I think not. I discussed why there’s low value to be captured by modeling data in Where’s the Product in AI?. Using a Large Language Model approach to ask questions or frame answers does not alter that analysis.
There’s been a dream of talking with computers since the first movie director to consider one realized that text printouts and panels of blinky lights make poor actors. Unfortunately, real computers want more precision than people generally use in speech, so in-product implementations of those dreams are limited to toys like Intercom, Alexa, Siri, and Cortana.
Meanwhile, people who work with computers learn a DSL (Domain Specific Language, such as SQL) for the purpose of asking the computer questions and giving it commands. That situation is regarded as ripe for disruption, so academics and vendors offer expression builders and natural language processors and fuzzy logic interpreters. Those tools help a bit but fail to actually disrupt. Because they cannot capture the full complexity of a human’s question or reasoning, they can only work in simplistic use cases. They certainly can’t handle framing a NORA (No One Right Answer) question. They become features to larger products, on-ramps and helpers that are only used to aid infrequent or new users. The power users of the product will stick with the DSL, and since new users go to power users for help, the new users are also encouraged to skip the training wheels and just learn the language.
But wait, all those prior art examples I just linked were focused on the problem of translating human input to a machine language. While GPT tech has use cases for that, it also appears to do something new: translation of machine output to a human language. Is that sufficiently interesting to make a new disruptive product?
No. Unfortunately, a large language model is not actually doing translation… it is pattern matching to what it has seen on the Internet. It is a form of creation: new strings are produced that line up with prior inputs to the model. This is just iteration on the Markov bots. What we’re seeing is a form of sleight of hand: systems designed to take advantage of human propensities to pattern match and anthropomorphize. While boosters wave away any flaws with a promise that the tech will mature, in my opinion it has already hit maturity. It’ll get smoother, just like Penn and Teller are smoother than Houdini, but it’s entertainment rather than production.
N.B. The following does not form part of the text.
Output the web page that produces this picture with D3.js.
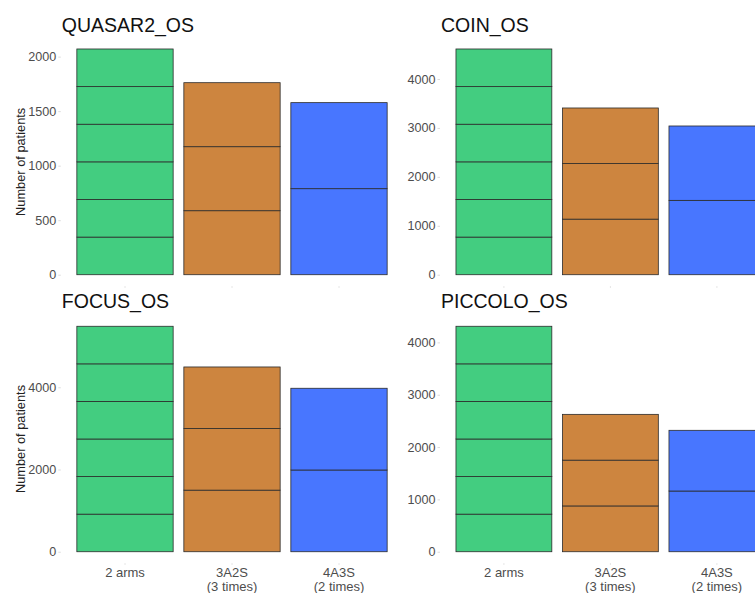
<!DOCTYPE html>
<html>
<head>
<meta charset="utf-8">
<script src="https://cdn.jsdelivr.net/npm/d3@7"></script>
<style>
  body { margin: 0; background: #fff; }
  svg { display: block; }
  text { font-family: "Liberation Sans", Arial, sans-serif; }
</style>
</head>
<body>
<svg id="chart" width="755" height="593"></svg>
<script>
// ---- Data ----
const categories = ["2 arms", "3A2S\n(3 times)", "4A3S\n(2 times)"];
const colors = ["#43CD80", "#CD853F", "#4876FF"];
const panelTitles = ["QUASAR2_OS", "COIN_OS", "FOCUS_OS", "PICCOLO_OS"];
// Each bar is stacked from equal segments (segment value, count)
const quasarSegments = [[345, 6], [587, 3], [789, 2]];
const coinSegments   = [[769, 6], [1136, 3], [1520, 2]];
const focusSegments  = [[914, 6], [1498, 3], [1988, 2]];
const piccoloSegments = [[718, 6], [875, 3], [1160, 2]];
const yTicksQuasar = [0, 500, 1000, 1500, 2000];
const yTicksCoin = [0, 1000, 2000, 3000, 4000];
const yTicksFocus = [0, 2000, 4000];
const yTicksPiccolo = [0, 1000, 2000, 3000, 4000];
const yLabel = "Number of patients";

const panels = [
  {title: panelTitles[0], segs: quasarSegments, ticks: yTicksQuasar, x0: 60.8, x1: 403.2, top: 37.7, bottom: 286, titleY: 31.5, ylab: true, xlab: false},
  {title: panelTitles[1], segs: coinSegments, ticks: yTicksCoin, x0: 440, x1: 780.8, top: 37.7, bottom: 286, titleY: 31.5, ylab: false, xlab: false},
  {title: panelTitles[2], segs: focusSegments, ticks: yTicksFocus, x0: 60.8, x1: 403.2, top: 315, bottom: 563, titleY: 307.5, ylab: true, xlab: true},
  {title: panelTitles[3], segs: piccoloSegments, ticks: yTicksPiccolo, x0: 440, x1: 780.8, top: 315, bottom: 563, titleY: 307.5, ylab: false, xlab: true}
];

const svg = d3.select("#chart");

panels.forEach(p => {
  const g = svg.append("g");
  const totals = p.segs.map(s => s[0] * s[1]);
  const maxV = d3.max(totals);
  const y = d3.scaleLinear().domain([-0.05 * maxV, 1.05 * maxV]).range([p.bottom, p.top]);
  const x = d3.scaleBand().domain(categories).range([p.x0, p.x1]).paddingInner(0.1).paddingOuter(0.15);

  // title
  g.append("text").attr("x", p.x0 + 1).attr("y", p.titleY)
    .attr("font-size", 19.5).attr("fill", "#111").text(p.title);

  // y axis
  const yAxis = d3.axisLeft(y).tickValues(p.ticks).tickSize(2.5).tickPadding(2).tickFormat(d3.format("d"));
  const ya = g.append("g").attr("transform", `translate(${p.x0},0)`).call(yAxis);
  ya.select(".domain").remove();
  ya.selectAll(".tick line").attr("stroke", "#ddd");
  ya.selectAll(".tick text").attr("font-size", 12.6).attr("fill", "#4d4d4d")
    .attr("font-family", "Liberation Sans, Arial, sans-serif");

  // x axis
  const xAxis = d3.axisBottom(x).tickSize(2).tickPadding(10).tickFormat(() => "");
  const xa = g.append("g").attr("transform", `translate(0,${p.bottom})`).call(xAxis);
  xa.select(".domain").remove();
  xa.selectAll(".tick line").attr("stroke", "#e6e6e6");
  if (p.xlab) {
    xa.selectAll(".tick").each(function(d) {
      const lines = d.split("\n");
      const t = d3.select(this).append("text").attr("fill", "#4d4d4d").attr("font-size", 13)
        .attr("text-anchor", "middle").attr("y", 13.8)
        .attr("font-family", "Liberation Sans, Arial, sans-serif");
      lines.forEach((ln, i) => t.append("tspan").attr("x", 0).attr("dy", i === 0 ? 0 : 14.6).text(ln));
    });
  }

  // bars (stacked equal segments)
  p.segs.forEach((s, ci) => {
    const [val, n] = s;
    const cat = categories[ci];
    const segData = d3.range(n).map(k => ({lo: k * val, hi: (k + 1) * val}));
    g.selectAll(null).data(segData).enter().append("rect")
      .attr("x", x(cat)).attr("width", x.bandwidth())
      .attr("y", d => y(d.hi)).attr("height", d => y(d.lo) - y(d.hi))
      .attr("fill", colors[ci]).attr("stroke", "#2b2b2b").attr("stroke-width", 0.8);
  });

  if (p.ylab) {
    const cy = (p.top + p.bottom) / 2;
    g.append("text").attr("transform", `translate(20,${cy}) rotate(-90)`)
      .attr("text-anchor", "middle").attr("dominant-baseline", "central")
      .attr("font-size", 12.8).attr("fill", "#222").text(yLabel);
  }
});
</script>
</body>
</html>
Let’s take a step back and ask what we want when we say “translate machine output to human language.” Is the goal to turn a table of numbers into a graph? That’s already a thing, but you can’t get Cortana to read a graph to you. So the goal is more like, turn this table of numbers into a sentence… and that takes reasoning. This is where pattern matching breaks down, because the model cannot tell the difference between a correct and an incorrect answer. It’s showing what’s more probable according to its data set, which makes it prone to being misled. The result is not an answer producer, it’s a bullshit generator.
Another way to think of that goal is automation. Instead of automating an “if you see this input, perform that action” stimulus-response pair, the dreamed function of output translation is an automated “if you see data that looks like this, perform that transformation and report the output”. Table of time-sequenced numbers goes down? Then feed “
the $y_legend values are going down over the &datediff(&latest(x), &earliest(x)) $x_legend period” into a text-to-voice processor. I’m sure anyone who’s written any sort of script is cringing right now at the number of assumptions glossed over by that pseudocode sentence. What if the numbers in the set go up at first and then down? What if the legends are wrong, or missing, or improperly pluralized? What if the data set mixes quarterly and monthly numbers, or is missing a row, or one cell is accidentally formatted as a string? Are we in a type-sensitive language or not?
This sort of assumption handling is why automation is another area that struggles to find product traction. People can’t easily handle automation because they can’t define context clearly enough to handle real-life context changes, anomalies, abnormalities, and edge cases. It is useful to look at where automation does succeed: narrowly defined use cases in which it’s a helper to a human. I trust my watch to handle alarm clock duties. I’ve written automatic street sweeping reminders. I use cron and ifttt all the time. Scripts are very useful for ensuring that all the parts of a complex task get done, and that boring follow ups are completed. I suspect there is a useful role for tech like ChatGPT as a helper to humans, on order with a spelling or grammar checker. I don’t think that it will be useful as a new search interface, or as a replacement for DSLs, or as a translator of data into speakable sentences. Handling these things takes human reasoning, which is why we celebrate Stanislav Petrov Day. Asking a bullshit generator to fake reasoning is not a good idea.